WHAT THIS TASK INVOLVES — Reproduce, please, the span of lines beginning at the line with "Recreate this image" and ending at the line with "94, 86, 75]", inclusive, minus any pictures.

────────────────────────────────────────

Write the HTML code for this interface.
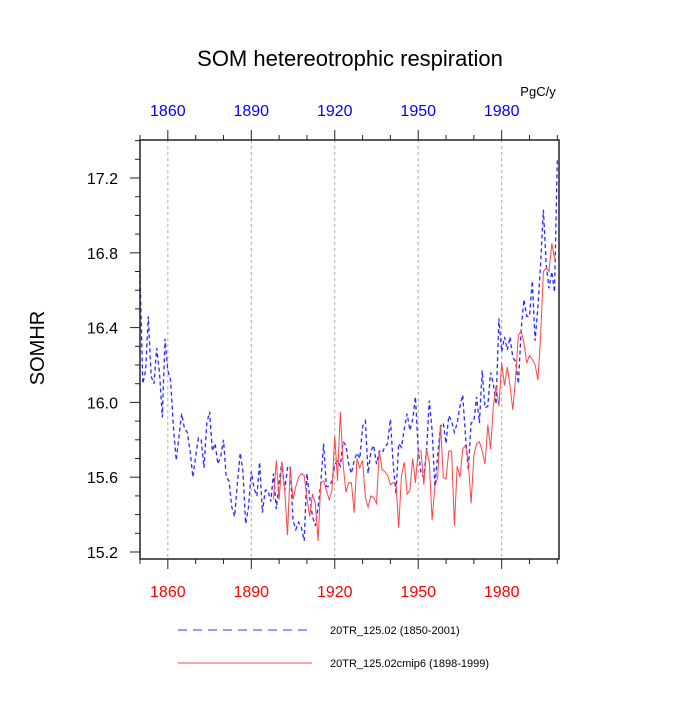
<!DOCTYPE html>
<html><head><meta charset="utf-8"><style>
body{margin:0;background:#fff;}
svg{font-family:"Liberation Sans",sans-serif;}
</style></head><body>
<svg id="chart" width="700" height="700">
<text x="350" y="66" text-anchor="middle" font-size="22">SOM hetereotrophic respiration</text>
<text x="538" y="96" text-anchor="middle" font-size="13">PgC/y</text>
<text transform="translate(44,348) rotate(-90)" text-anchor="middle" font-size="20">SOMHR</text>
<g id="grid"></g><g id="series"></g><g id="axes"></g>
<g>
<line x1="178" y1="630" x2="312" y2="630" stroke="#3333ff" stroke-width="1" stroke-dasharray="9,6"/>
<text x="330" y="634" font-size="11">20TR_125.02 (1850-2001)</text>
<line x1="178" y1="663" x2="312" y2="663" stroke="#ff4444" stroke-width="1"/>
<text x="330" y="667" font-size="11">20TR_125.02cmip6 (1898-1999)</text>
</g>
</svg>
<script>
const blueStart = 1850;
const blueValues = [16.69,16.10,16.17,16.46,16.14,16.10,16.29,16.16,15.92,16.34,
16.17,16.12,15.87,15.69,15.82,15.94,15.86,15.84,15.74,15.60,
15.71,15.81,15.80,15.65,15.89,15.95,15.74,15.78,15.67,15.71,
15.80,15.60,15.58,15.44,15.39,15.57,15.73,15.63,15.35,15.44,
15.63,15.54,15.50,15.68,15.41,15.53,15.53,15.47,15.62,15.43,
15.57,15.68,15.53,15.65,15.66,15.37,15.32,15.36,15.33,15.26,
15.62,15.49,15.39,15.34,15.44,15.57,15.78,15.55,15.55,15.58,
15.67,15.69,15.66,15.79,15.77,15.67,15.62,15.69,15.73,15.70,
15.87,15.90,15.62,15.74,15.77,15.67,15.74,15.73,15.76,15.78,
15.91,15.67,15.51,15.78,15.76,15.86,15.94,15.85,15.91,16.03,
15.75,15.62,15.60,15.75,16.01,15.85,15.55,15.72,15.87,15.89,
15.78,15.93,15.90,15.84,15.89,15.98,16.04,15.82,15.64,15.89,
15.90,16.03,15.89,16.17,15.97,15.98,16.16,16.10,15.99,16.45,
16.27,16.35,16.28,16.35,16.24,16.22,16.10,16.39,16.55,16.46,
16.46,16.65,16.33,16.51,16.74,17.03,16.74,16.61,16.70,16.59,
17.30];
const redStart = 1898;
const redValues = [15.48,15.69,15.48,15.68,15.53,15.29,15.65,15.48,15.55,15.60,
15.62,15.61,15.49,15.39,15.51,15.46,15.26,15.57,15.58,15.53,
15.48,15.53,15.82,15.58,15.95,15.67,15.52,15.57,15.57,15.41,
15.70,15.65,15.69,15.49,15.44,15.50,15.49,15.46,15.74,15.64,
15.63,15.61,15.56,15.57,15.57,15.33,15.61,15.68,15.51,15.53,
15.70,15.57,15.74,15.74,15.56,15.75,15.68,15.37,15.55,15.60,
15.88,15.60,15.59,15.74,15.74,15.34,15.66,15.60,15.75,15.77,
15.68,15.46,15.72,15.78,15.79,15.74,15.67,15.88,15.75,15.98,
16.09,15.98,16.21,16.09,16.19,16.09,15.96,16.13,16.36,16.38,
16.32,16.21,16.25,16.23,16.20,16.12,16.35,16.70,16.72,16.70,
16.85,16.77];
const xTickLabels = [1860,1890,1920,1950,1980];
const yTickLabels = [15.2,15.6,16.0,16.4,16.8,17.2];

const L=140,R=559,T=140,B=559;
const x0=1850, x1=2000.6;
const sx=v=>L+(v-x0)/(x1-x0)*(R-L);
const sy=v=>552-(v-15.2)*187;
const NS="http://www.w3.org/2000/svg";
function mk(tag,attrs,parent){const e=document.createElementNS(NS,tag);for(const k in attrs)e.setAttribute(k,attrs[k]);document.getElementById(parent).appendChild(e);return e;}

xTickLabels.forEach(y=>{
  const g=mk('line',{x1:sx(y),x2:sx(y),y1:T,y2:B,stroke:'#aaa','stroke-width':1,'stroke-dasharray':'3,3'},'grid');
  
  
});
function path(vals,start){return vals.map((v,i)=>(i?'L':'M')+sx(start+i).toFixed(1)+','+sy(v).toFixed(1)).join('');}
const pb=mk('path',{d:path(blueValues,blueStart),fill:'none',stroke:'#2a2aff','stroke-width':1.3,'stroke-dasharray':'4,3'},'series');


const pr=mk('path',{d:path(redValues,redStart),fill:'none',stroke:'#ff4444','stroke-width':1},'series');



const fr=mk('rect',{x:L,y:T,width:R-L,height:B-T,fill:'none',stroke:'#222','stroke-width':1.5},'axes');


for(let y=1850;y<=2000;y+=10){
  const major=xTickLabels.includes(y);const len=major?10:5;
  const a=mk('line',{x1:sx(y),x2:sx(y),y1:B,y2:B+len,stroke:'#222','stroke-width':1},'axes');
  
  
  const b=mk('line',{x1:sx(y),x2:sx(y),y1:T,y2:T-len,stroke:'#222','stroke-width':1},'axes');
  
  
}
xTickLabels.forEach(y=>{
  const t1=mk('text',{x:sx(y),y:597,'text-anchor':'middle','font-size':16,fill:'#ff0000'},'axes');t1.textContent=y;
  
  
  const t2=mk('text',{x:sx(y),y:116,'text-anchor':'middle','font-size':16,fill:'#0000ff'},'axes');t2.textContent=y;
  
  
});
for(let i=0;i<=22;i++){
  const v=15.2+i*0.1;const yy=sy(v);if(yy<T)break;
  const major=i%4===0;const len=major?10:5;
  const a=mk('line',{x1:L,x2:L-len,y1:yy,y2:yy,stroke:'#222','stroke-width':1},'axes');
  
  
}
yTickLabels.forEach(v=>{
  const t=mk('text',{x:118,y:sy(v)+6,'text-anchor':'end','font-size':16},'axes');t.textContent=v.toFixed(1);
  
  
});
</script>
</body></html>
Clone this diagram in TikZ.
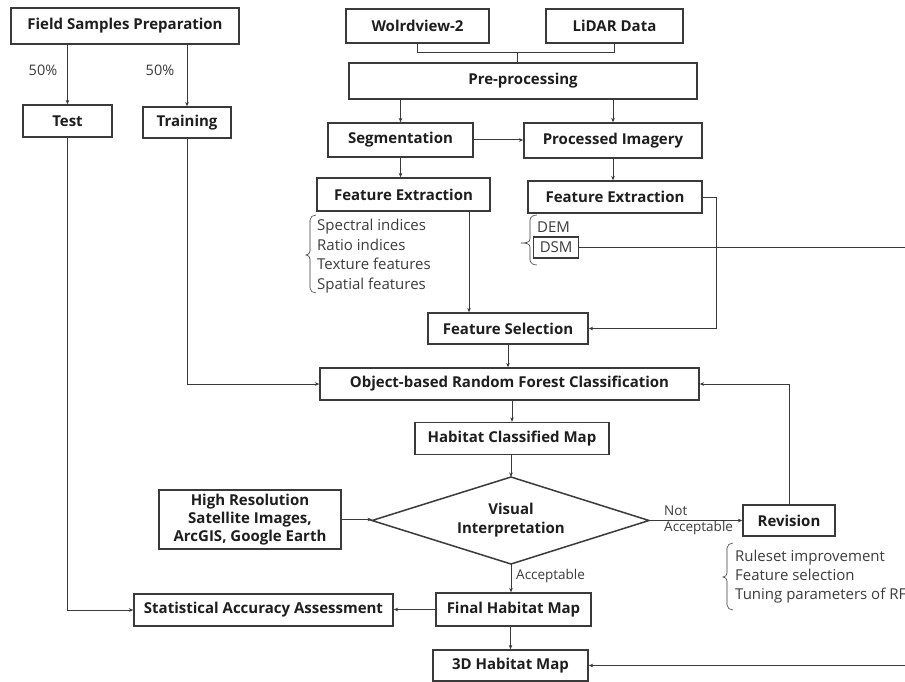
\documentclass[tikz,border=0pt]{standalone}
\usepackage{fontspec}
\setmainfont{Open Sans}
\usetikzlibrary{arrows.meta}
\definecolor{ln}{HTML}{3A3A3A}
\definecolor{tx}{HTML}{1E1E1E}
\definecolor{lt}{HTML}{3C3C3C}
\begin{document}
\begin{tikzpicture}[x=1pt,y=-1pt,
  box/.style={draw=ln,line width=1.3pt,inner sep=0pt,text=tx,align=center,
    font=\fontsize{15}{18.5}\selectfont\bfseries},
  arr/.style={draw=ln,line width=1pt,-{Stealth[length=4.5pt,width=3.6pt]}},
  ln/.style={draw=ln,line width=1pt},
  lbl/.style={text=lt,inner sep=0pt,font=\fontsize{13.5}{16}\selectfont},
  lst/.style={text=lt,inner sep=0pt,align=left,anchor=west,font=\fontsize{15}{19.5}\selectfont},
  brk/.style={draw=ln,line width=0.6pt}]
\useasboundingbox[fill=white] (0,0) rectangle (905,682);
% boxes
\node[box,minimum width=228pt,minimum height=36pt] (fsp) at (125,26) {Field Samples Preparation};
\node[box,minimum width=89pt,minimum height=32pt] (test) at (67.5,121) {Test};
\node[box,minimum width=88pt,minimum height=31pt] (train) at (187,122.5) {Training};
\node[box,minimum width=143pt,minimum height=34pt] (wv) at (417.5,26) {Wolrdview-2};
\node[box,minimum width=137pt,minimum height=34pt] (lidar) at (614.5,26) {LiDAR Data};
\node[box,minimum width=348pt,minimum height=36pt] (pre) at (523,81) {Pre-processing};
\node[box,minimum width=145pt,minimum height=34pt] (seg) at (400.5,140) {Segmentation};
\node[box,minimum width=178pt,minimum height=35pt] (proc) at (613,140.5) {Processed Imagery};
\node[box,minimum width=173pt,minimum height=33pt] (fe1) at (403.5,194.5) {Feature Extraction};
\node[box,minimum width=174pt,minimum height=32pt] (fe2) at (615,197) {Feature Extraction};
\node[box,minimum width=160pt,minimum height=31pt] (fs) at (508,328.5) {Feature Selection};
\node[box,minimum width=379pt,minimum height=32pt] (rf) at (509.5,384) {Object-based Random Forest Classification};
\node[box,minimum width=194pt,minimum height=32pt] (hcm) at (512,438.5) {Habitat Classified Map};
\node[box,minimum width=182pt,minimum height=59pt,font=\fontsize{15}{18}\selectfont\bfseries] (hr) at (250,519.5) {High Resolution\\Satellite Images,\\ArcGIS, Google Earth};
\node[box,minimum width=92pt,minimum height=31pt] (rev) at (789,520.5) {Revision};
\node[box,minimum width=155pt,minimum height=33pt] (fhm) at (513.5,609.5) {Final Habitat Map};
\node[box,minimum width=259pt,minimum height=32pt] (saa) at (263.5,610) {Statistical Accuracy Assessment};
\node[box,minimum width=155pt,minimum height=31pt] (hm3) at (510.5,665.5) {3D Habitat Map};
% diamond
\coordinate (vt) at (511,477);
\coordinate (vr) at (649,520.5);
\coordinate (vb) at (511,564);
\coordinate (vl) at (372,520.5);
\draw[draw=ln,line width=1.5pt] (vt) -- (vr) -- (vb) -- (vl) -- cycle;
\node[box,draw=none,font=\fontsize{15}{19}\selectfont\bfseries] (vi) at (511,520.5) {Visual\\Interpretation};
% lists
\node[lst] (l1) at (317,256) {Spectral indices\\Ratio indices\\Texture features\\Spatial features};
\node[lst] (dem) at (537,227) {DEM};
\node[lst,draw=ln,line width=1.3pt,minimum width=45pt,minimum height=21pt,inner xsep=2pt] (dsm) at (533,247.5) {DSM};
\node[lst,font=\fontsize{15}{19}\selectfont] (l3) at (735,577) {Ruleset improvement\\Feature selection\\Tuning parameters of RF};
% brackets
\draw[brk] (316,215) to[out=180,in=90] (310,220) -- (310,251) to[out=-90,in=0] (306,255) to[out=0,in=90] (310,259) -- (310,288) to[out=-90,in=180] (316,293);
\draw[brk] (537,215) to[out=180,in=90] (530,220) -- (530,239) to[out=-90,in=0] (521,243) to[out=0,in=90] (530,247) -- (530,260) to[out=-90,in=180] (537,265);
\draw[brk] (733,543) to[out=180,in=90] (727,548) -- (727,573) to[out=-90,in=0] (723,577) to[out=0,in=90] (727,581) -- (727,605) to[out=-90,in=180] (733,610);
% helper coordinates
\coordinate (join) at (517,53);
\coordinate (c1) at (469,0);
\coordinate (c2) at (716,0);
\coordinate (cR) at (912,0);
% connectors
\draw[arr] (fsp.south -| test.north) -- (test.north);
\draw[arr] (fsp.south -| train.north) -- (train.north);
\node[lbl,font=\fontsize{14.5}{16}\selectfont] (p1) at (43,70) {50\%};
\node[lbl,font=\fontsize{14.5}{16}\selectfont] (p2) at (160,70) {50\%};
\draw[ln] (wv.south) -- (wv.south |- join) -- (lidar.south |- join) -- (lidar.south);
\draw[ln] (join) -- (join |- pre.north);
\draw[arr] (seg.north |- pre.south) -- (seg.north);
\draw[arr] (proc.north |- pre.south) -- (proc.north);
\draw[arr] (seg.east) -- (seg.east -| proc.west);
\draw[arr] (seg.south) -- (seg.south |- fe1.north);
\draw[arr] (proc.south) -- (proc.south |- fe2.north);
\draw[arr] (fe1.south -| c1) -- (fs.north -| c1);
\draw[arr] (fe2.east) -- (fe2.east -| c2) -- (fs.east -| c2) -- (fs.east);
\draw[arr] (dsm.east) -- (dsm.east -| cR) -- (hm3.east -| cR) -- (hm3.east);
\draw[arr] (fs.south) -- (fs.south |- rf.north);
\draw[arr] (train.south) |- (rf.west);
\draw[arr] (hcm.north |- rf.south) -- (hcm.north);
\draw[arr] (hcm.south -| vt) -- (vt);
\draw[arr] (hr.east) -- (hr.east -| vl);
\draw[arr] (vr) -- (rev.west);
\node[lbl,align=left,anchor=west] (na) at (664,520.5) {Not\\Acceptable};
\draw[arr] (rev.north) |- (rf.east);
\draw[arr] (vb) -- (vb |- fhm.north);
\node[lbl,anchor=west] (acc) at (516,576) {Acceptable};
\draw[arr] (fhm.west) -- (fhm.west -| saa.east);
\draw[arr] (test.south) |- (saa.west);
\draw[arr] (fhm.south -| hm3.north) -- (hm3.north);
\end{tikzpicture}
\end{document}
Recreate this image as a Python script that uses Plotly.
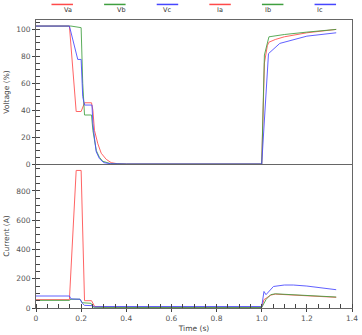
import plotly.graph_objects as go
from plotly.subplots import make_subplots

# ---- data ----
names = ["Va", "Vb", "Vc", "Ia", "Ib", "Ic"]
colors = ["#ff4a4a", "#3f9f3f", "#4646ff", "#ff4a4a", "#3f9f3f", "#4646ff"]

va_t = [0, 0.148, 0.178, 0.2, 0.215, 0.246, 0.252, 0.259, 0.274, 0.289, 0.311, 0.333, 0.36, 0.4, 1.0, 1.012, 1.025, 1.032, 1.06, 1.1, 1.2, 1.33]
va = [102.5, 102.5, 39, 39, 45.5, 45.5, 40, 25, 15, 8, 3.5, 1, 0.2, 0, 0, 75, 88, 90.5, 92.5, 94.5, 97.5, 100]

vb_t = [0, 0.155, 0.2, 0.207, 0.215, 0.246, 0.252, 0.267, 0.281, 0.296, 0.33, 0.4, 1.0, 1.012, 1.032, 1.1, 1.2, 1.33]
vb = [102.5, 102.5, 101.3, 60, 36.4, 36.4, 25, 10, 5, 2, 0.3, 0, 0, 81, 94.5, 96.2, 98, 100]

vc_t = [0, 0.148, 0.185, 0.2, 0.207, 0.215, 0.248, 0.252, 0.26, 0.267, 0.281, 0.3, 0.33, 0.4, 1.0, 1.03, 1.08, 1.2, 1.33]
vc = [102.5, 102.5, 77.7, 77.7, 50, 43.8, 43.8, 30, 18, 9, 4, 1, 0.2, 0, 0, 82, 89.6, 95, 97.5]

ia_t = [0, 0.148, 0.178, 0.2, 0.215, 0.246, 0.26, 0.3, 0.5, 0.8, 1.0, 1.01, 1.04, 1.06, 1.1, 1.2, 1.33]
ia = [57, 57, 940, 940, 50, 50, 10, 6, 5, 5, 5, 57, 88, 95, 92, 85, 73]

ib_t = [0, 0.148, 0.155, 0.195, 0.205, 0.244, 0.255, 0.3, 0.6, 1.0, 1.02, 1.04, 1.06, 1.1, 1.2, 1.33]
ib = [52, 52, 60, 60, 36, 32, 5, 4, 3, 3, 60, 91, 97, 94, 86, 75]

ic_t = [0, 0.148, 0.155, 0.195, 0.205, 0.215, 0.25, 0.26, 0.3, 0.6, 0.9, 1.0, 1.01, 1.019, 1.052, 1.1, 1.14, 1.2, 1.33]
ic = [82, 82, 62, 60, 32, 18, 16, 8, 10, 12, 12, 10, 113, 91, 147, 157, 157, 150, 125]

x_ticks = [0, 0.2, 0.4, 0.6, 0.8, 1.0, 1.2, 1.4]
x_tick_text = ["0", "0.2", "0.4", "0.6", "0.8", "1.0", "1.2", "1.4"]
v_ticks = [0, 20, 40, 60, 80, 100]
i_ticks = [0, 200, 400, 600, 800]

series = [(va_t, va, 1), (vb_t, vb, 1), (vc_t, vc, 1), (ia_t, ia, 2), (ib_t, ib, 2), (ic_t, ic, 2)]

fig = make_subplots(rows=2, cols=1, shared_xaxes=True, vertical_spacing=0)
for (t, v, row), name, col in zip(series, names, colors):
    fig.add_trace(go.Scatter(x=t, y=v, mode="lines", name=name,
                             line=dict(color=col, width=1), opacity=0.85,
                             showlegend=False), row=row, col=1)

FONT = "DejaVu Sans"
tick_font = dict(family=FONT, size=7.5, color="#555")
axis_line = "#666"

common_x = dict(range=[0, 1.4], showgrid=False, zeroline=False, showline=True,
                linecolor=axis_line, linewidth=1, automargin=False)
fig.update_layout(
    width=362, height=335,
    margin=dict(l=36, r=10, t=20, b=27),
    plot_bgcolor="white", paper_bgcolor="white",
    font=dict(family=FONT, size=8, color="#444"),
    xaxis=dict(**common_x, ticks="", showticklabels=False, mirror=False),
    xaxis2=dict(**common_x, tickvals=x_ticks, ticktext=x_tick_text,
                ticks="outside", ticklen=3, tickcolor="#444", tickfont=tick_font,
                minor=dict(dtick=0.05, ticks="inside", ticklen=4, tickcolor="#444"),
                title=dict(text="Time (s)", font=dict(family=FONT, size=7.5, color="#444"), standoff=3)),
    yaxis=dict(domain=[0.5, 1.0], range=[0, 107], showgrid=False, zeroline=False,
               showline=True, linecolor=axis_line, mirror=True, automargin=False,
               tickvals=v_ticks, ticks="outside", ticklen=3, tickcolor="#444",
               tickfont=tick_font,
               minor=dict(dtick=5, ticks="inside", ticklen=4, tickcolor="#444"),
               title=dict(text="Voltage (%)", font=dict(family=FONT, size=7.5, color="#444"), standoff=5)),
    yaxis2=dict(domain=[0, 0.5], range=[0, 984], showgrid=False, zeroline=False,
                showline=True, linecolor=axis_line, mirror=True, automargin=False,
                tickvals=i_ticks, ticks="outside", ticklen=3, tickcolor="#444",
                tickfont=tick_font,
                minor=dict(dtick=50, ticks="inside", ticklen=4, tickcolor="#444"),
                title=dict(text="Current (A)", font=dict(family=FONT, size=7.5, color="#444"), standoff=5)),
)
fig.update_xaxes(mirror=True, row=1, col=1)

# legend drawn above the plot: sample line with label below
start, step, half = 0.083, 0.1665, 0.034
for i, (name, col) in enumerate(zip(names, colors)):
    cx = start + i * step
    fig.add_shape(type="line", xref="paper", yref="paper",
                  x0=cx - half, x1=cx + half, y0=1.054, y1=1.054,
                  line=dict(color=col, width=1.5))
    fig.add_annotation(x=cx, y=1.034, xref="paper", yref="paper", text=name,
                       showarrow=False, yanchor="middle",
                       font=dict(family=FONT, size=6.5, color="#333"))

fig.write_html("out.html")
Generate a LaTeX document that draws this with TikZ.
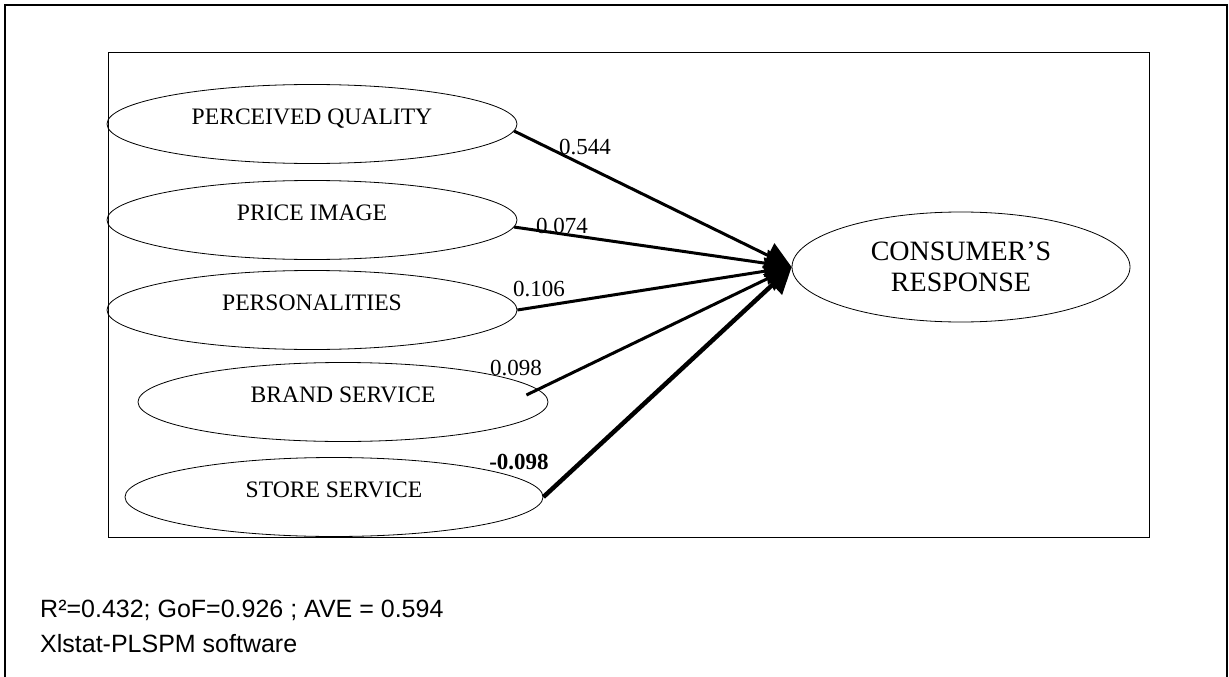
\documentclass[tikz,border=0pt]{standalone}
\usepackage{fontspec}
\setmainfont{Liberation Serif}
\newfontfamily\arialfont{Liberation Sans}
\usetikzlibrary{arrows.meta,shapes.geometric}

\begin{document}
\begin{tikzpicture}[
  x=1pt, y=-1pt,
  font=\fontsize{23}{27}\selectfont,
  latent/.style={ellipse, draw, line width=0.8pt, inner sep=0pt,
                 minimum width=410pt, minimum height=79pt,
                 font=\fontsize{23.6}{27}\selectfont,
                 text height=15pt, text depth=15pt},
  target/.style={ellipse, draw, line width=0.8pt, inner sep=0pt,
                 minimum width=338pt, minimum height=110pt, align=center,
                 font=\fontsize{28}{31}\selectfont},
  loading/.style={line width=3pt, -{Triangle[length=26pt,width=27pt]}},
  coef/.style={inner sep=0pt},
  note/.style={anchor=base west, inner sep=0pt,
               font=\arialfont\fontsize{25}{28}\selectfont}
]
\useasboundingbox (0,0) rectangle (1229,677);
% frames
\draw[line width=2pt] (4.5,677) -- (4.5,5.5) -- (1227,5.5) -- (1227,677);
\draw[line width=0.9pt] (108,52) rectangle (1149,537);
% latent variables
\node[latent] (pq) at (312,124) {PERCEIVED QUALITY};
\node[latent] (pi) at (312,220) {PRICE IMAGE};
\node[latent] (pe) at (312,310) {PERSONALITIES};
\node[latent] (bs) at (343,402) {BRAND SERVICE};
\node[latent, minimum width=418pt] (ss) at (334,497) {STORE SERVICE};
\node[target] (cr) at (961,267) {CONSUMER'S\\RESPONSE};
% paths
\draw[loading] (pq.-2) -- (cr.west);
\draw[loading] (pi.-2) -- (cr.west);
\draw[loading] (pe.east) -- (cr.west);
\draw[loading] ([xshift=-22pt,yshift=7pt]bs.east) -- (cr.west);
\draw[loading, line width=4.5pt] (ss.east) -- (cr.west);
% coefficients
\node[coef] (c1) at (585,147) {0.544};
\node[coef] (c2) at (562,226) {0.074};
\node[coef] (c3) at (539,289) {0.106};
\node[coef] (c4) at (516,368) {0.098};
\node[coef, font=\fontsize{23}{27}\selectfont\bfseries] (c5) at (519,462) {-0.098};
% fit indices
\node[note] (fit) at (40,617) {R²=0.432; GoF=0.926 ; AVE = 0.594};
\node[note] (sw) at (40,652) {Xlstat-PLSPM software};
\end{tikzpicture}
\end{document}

────────────────────────────────────────

RESULT OF THIS TASK —
Recreate this image as a Python script that uses Plotly.
import plotly.graph_objects as go
from plotly.subplots import make_subplots

# ---- data ----
names = ["Va", "Vb", "Vc", "Ia", "Ib", "Ic"]
colors = ["#ff4a4a", "#3f9f3f", "#4646ff", "#ff4a4a", "#3f9f3f", "#4646ff"]

va_t = [0, 0.148, 0.178, 0.2, 0.215, 0.246, 0.252, 0.259, 0.274, 0.289, 0.311, 0.333, 0.36, 0.4, 1.0, 1.012, 1.025, 1.032, 1.06, 1.1, 1.2, 1.33]
va = [102.5, 102.5, 39, 39, 45.5, 45.5, 40, 25, 15, 8, 3.5, 1, 0.2, 0, 0, 75, 88, 90.5, 92.5, 94.5, 97.5, 100]

vb_t = [0, 0.155, 0.2, 0.207, 0.215, 0.246, 0.252, 0.267, 0.281, 0.296, 0.33, 0.4, 1.0, 1.012, 1.032, 1.1, 1.2, 1.33]
vb = [102.5, 102.5, 101.3, 60, 36.4, 36.4, 25, 10, 5, 2, 0.3, 0, 0, 81, 94.5, 96.2, 98, 100]

vc_t = [0, 0.148, 0.185, 0.2, 0.207, 0.215, 0.248, 0.252, 0.26, 0.267, 0.281, 0.3, 0.33, 0.4, 1.0, 1.03, 1.08, 1.2, 1.33]
vc = [102.5, 102.5, 77.7, 77.7, 50, 43.8, 43.8, 30, 18, 9, 4, 1, 0.2, 0, 0, 82, 89.6, 95, 97.5]

ia_t = [0, 0.148, 0.178, 0.2, 0.215, 0.246, 0.26, 0.3, 0.5, 0.8, 1.0, 1.01, 1.04, 1.06, 1.1, 1.2, 1.33]
ia = [57, 57, 940, 940, 50, 50, 10, 6, 5, 5, 5, 57, 88, 95, 92, 85, 73]

ib_t = [0, 0.148, 0.155, 0.195, 0.205, 0.244, 0.255, 0.3, 0.6, 1.0, 1.02, 1.04, 1.06, 1.1, 1.2, 1.33]
ib = [52, 52, 60, 60, 36, 32, 5, 4, 3, 3, 60, 91, 97, 94, 86, 75]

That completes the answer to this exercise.